Periodic Report Summary - FLEXIBLEROBOTBEHAV (Flexible behaviours for humanoid robots and digital humans)

Recent economic studies from the United Nations Economic Commission for Europe or from the Japan Robot Association indicate that robotics is expected to become a major industry in Europe and in the rest of the world in the coming decades. Obviously, most of this growth is still expected to take place in classical long-standing applications of robots such as manipulator robots dedicated to repetitive well-defined tasks. But a second class of applications is expected to emerge in the forthcoming years, with more autonomous robots undertaking more complex interactions with less controlled environments, service robotics. Of course, before such applications have any serious chance to materialise, many complex scientific and technical problems still need to be solved in actuation and sensor technology, in vision, mechanical design, control theory and computer science.

This is where research on humanoid robots becomes interesting. It is not clear today whether a humanoid shape might be of interest when designing a robot, and for which applications. But a clear interest of humanoid robots today is that they concentrate in one single research platform most of the scientific and technological challenges that emerge when considering 'complex interactions with uncontrolled environments'. And while appearing first as bare integrations of technological and scientific achievements developed formerly and independently, these platforms reach now a level of maturity that turns them into new driving forces for robotics research, bringing up whole new problems and challenges of unprecedented complexity and technical difficulty.

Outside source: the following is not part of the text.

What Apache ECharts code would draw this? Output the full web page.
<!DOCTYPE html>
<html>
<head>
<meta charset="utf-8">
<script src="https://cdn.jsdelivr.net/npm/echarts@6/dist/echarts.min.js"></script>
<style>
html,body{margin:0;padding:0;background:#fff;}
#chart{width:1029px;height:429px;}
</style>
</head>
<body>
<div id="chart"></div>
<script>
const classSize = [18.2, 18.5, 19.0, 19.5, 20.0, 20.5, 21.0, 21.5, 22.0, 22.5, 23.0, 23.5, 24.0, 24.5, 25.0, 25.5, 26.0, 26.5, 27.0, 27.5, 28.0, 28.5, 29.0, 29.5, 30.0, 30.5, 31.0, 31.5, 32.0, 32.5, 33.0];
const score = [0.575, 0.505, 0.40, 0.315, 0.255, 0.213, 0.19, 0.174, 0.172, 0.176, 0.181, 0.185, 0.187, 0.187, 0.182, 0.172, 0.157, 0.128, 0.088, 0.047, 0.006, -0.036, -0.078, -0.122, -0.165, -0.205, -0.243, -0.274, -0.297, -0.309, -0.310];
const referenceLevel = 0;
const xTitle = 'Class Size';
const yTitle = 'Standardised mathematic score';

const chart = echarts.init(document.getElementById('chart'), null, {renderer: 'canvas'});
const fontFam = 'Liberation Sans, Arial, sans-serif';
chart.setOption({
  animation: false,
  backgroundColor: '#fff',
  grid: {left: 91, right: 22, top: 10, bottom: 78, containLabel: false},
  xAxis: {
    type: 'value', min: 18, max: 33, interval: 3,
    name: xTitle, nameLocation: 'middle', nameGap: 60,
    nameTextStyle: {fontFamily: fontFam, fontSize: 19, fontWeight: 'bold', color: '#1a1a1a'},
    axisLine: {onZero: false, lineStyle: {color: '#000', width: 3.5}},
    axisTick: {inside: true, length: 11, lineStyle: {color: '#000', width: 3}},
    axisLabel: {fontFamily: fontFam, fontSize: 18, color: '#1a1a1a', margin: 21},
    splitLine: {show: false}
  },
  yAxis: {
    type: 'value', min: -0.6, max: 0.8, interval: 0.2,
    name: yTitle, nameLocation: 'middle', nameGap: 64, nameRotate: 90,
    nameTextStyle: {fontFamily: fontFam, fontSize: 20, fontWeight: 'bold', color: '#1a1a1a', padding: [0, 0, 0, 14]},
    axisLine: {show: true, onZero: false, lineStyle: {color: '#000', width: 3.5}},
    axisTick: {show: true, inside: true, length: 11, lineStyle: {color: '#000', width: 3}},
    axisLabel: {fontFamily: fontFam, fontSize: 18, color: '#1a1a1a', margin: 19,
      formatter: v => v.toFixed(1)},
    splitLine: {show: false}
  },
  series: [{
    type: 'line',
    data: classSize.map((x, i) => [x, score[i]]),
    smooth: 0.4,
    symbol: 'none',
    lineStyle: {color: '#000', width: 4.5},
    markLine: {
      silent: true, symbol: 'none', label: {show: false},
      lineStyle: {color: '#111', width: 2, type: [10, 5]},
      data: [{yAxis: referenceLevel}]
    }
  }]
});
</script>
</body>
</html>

The main objective of this research and training project is to enhance the algorithms and control laws of existing humanoid robots in order to obtain a walking behaviour versatile and safe enough to be integrated into higher level tasks such as manipulation, vision, tele-operation, interaction with humans, which all require a strong capacity to face unforeseen events in an efficient way. A second objective is to develop and practice the team management policies and the software development methods that are necessary to develop such complex robotic applications and to uncover new scientific questions related to this unprecedented complexity. We have made significant progress in these two directions.

We have designed a fully automatic walking motion generation, which decides automatically when and where to make a step with respect to simple locomotion goals such as desired translation and rotation speeds. We have connected this walking motion generation directly with vision processes, orchestrating the locomotion of the robot directly from its vision of the environment, steering the robot by simply stating what is the desired view on its environment, facing for example the door or the table. We have also begun experimenting on the interaction with humans and proposed a controller based observer that allows the robot to decipher the locomotion of a human and even predict it one step ahead of time.

Concerning the realisation of complex tasks, our main result is that we have extended and generalised the classical algorithms introduced twenty years ago for the kinematic control of redundant robots to the case of prioritised control objectives involving both equalities and inequalities, where only equalities could be properly dealt with before. This enables dealing efficiently with obstacle avoidance and even virtual obstacle avoidance. We designed then a specific numerical solver for this problem, based on a hierarchic complete orthogonal decomposition of the constraint matrices, combined with an active-set method specifically designed for this hierarchic problem, which allows real-time implementations (a solution is obtained in a fraction of a millisecond on a standard CPU).